Hay, al
parecer, en cada país chistes asociados al comportamiento de las personas de
las distintas regiones geográficas, los cuales, infundada su razón en la
mayoría de los casos, en no escasas ocasiones vienen teñidos de posiciones
discriminatorias, por no decir racistas o exclusivistas. Quizá porque siempre
he pasado de eso, y me da igual que los seres humanos provengan de Pinar del
Río o de Ciudad del Cabo, pues no hay verdad más grande en este mundo que todos
somos iguales, repelo tanto producciones como Ocho apellidos catalanes (2015), cuya columna argumental se basa en
la explotación hasta el infinito de tales estereotipos.

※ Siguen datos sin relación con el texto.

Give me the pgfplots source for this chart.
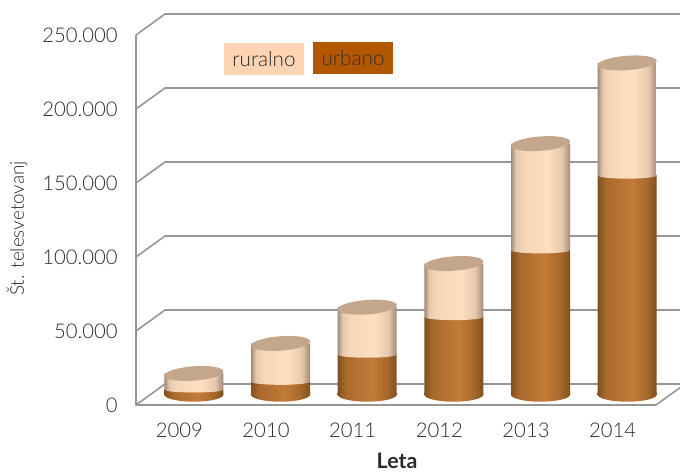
\documentclass[border=0pt]{standalone}
\usepackage{fontspec}
\setmainfont{Lato}[UprightFont=* Light,BoldFont=* Bold]
\usepackage{pgfplots}
\pgfplotsset{compat=1.18}
\usepackage{pgfplotstable}
\definecolor{txt}{HTML}{2A2A2A}
\definecolor{gridc}{HTML}{969696}
\definecolor{rurE}{HTML}{A08A78}
\definecolor{rurA}{HTML}{E6C8AC}
\definecolor{rurB}{HTML}{F5D6B8}
\definecolor{rurM}{HTML}{FFDFC0}
\definecolor{urbE}{HTML}{80501F}
\definecolor{urbA}{HTML}{A96A2E}
\definecolor{urbM}{HTML}{C27A38}
\definecolor{topc}{HTML}{C4A68D}
\definecolor{legR}{HTML}{FDD5B5}
\definecolor{legU}{HTML}{B35600}
% one period, for the ellipse marks
\pgfdeclarehorizontalshading{rurS}{100bp}{color(0bp)=(rurE); color(25bp)=(rurE); color(29bp)=(rurA); color(35bp)=(rurB); color(56bp)=(rurM); color(68bp)=(rurA); color(75bp)=(rurE); color(100bp)=(rurE)}
\pgfdeclarehorizontalshading{urbS}{100bp}{color(0bp)=(urbE); color(25bp)=(urbE); color(32bp)=(urbA); color(54bp)=(urbM); color(66bp)=(urbA); color(75bp)=(urbE); color(100bp)=(urbE)}
% six periods, for the six bars of one series, which pgfplots fills as one path
\pgfdeclarehorizontalshading{rurSix}{100bp}{color(0bp)=(rurE); color(25bp)=(rurE);
color(25.479bp)=(rurA); color(26.198bp)=(rurB); color(28.715bp)=(rurM); color(30.153bp)=(rurA); color(30.992bp)=(rurE);
color(33.802bp)=(rurE); color(34.281bp)=(rurA); color(35bp)=(rurB); color(37.517bp)=(rurM); color(38.955bp)=(rurA); color(39.794bp)=(rurE);
color(42.604bp)=(rurE); color(43.083bp)=(rurA); color(43.802bp)=(rurB); color(46.319bp)=(rurM); color(47.757bp)=(rurA); color(48.596bp)=(rurE);
color(51.406bp)=(rurE); color(51.885bp)=(rurA); color(52.604bp)=(rurB); color(55.121bp)=(rurM); color(56.559bp)=(rurA); color(57.398bp)=(rurE);
color(60.208bp)=(rurE); color(60.687bp)=(rurA); color(61.406bp)=(rurB); color(63.923bp)=(rurM); color(65.361bp)=(rurA); color(66.2bp)=(rurE);
color(69.01bp)=(rurE); color(69.489bp)=(rurA); color(70.208bp)=(rurB); color(72.725bp)=(rurM); color(74.163bp)=(rurA); color(75bp)=(rurE); color(100bp)=(rurE)}
\pgfdeclarehorizontalshading{urbSix}{100bp}{color(0bp)=(urbE); color(25bp)=(urbE);
color(25.839bp)=(urbA); color(28.475bp)=(urbM); color(29.913bp)=(urbA); color(30.992bp)=(urbE);
color(33.802bp)=(urbE); color(34.641bp)=(urbA); color(37.277bp)=(urbM); color(38.715bp)=(urbA); color(39.794bp)=(urbE);
color(42.604bp)=(urbE); color(43.443bp)=(urbA); color(46.079bp)=(urbM); color(47.517bp)=(urbA); color(48.596bp)=(urbE);
color(51.406bp)=(urbE); color(52.245bp)=(urbA); color(54.881bp)=(urbM); color(56.319bp)=(urbA); color(57.398bp)=(urbE);
color(60.208bp)=(urbE); color(61.047bp)=(urbA); color(63.683bp)=(urbM); color(65.121bp)=(urbA); color(66.2bp)=(urbE);
color(69.01bp)=(urbE); color(69.849bp)=(urbA); color(72.485bp)=(urbM); color(73.923bp)=(urbA); color(75bp)=(urbE); color(100bp)=(urbE)}
\pgfdeclareplotmark{cylbase}{\path[draw=none,shade,shading=urbS,rotate=4.3] (canvas cs:x=-22.2pt,y=0pt) arc[start angle=180,end angle=360,x radius=22.2pt,y radius=5.4pt] -- (canvas cs:x=22.2pt,y=1.5pt) -- (canvas cs:x=-22.2pt,y=1.5pt) -- cycle;}
\pgfdeclareplotmark{cylmid}{\path[draw=none,shade,shading=rurS,rotate=4.3] (canvas cs:x=0pt,y=0pt) ellipse (22.2pt and 2.4pt);}
\pgfdeclareplotmark{cyltop}{\pgfsetfillcolor{topc}\pgfpathellipse{\pgfpointorigin}{\pgfqpoint{22.14pt}{1.665pt}}{\pgfqpoint{-0.405pt}{5.385pt}}\pgfusepathqfill}
\pgfplotstableread{
x urbano ruralno zero
0 3400 10800 0
1 8700 25800 0
2 27000 32000 0
3 52400 36100 0
4 97500 72000 0
5 148000 76000 0
}\cyl
\pgfplotsset{geom/.style={at={(0pt,0pt)},anchor=south west,scale only axis,width=390pt,height=277.5pt,
  xmin=-0.5,xmax=5.5,ymin=0,ymax=250000,clip=false}}
\begin{document}
\begin{tikzpicture}
\path[use as bounding box] (-112.875pt,-57.375pt) rectangle (397.125pt,295.875pt);
\begin{axis}[
  geom,
  axis line style={draw=none},
  major tick length=0pt,
  tick style={draw=none},
  xtick={0,1,2,3,4,5},
  xticklabels={2009,2010,2011,2012,2013,2014},
  ytick={0,50000,100000,150000,200000,250000},
  scaled y ticks=false,
  tick label style={font=\fontsize{15.2pt}{18pt}\selectfont,text=txt},
  yticklabel style={/pgf/number format/fixed,/pgf/number format/1000 sep={.},/pgf/number format/assume math mode=true,anchor=east,inner sep=0pt,xshift=-24.4pt,yshift=-7.875pt},
  xticklabel style={anchor=center,inner sep=0pt,xshift=-10.875pt,yshift=-26.6pt},
  xlabel={Leta},
  ylabel={Št. telesvetovanj},
  every axis x label/.style={at={(rel axis cs:0.4741,-0.1785)},anchor=center,inner sep=0pt,font=\bfseries\fontsize{16pt}{18pt}\selectfont,text=txt},
  every axis y label/.style={at={(rel axis cs:-0.2567,0.4486)},anchor=center,rotate=90,font=\fontsize{14.2pt}{16pt}\selectfont,text=txt},
]
\pgfplotsinvokeforeach{50000,100000,150000,200000,250000}{
  \draw[gridc,line width=1.2pt,line join=round] ([shift={(-10.875pt,-7.875pt)}]axis cs:-0.5,#1) -- ([shift={(10.875pt,7.875pt)}]axis cs:-0.5,#1) -- ([shift={(10.875pt,7.875pt)}]axis cs:5.5,#1);
}
\draw[gridc,line width=1.2pt,line join=round] ([shift={(-10.875pt,-7.875pt)}]axis cs:-0.5,250000) -- ([shift={(-10.875pt,-7.875pt)}]axis cs:-0.5,0) -- ([shift={(-10.875pt,-7.875pt)}]axis cs:5.5,0) -- ([shift={(10.875pt,7.875pt)}]axis cs:5.5,0) -- ([shift={(10.875pt,7.875pt)}]axis cs:-0.5,0) -- ([shift={(-10.875pt,-7.875pt)}]axis cs:-0.5,0);
\end{axis}
\begin{axis}[geom,hide axis,stack plots=y]
\addplot[only marks,mark=cylbase,forget plot] table[x=x,y=zero] {\cyl};
\addplot[ybar,bar width=44.25pt,bar shift=0pt,draw=none,shade,shading=urbSix,mark=cylmid] table[x=x,y=urbano] {\cyl};
\addplot[ybar,bar width=44.25pt,bar shift=0pt,draw=none,shade,shading=rurSix,mark=cyltop] table[x=x,y=ruralno] {\cyl};
\end{axis}
\node[fill=legR,minimum width=60pt,minimum height=24pt,inner sep=0pt,text=txt,font=\fontsize{15.5pt}{16pt}\selectfont] at (85.1pt,251.6pt) {ruralno};
\node[fill=legU,minimum width=60pt,minimum height=24pt,inner sep=0pt,text=black!80,font=\fontsize{15.5pt}{16pt}\selectfont] at (151.9pt,252.4pt) {urbano};
\end{tikzpicture}
\end{document}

Puerilidad en la concreción de arquetipos convertidos en malas caricaturas y nulo sentido del riesgo son los dos peores defectos de Ocho apellidos catalanes.
Ante el
avasallador porcentaje de entradas vendido en la Península con Ocho apellidos vascos (2014), la secuela
de Emilio Martínez-Lázaro no hubo de esperar, prácticamente nada. De nuevo el
duelo de localismos, la confrontación regional, el clisé bastardo de “eres así
porque eres de allí” como suerte de rampa humorística de gags que solo tienen
una base genésica y por ello naufragan en tropel; pero ahora peor porque todo
se atraganta mucho más que en la original o en, digamos por ejemplo, Bienvenidos al Norte.
Hay par
de elementos realmente hilarantes, sí, en la comedia de Martínez-Lázaro: el
personaje de Doña Rosa María Sardá en su ensoñación de una República de Cataluña
independiente y la mofa a los hipsters,
descarnada pero juguetonamente fruiciosa. Lo demás es el calco al carbón de la
probada fórmula comercial, trasladada hace poco a la televisión -por si no
bastara-, mediante la serie cómica Buscando
el norte, también reseñada en este blog.
Mucho
más tirada al costado peor del ozorismo que al berlanguismo, Ocho apellidos catalanes responde, sea
oportuno anotarlo, a un patrón de comedia populista cuyo único mérito es funcionar
en taquilla, como respuesta de quince días a la avalancha de Hollywood.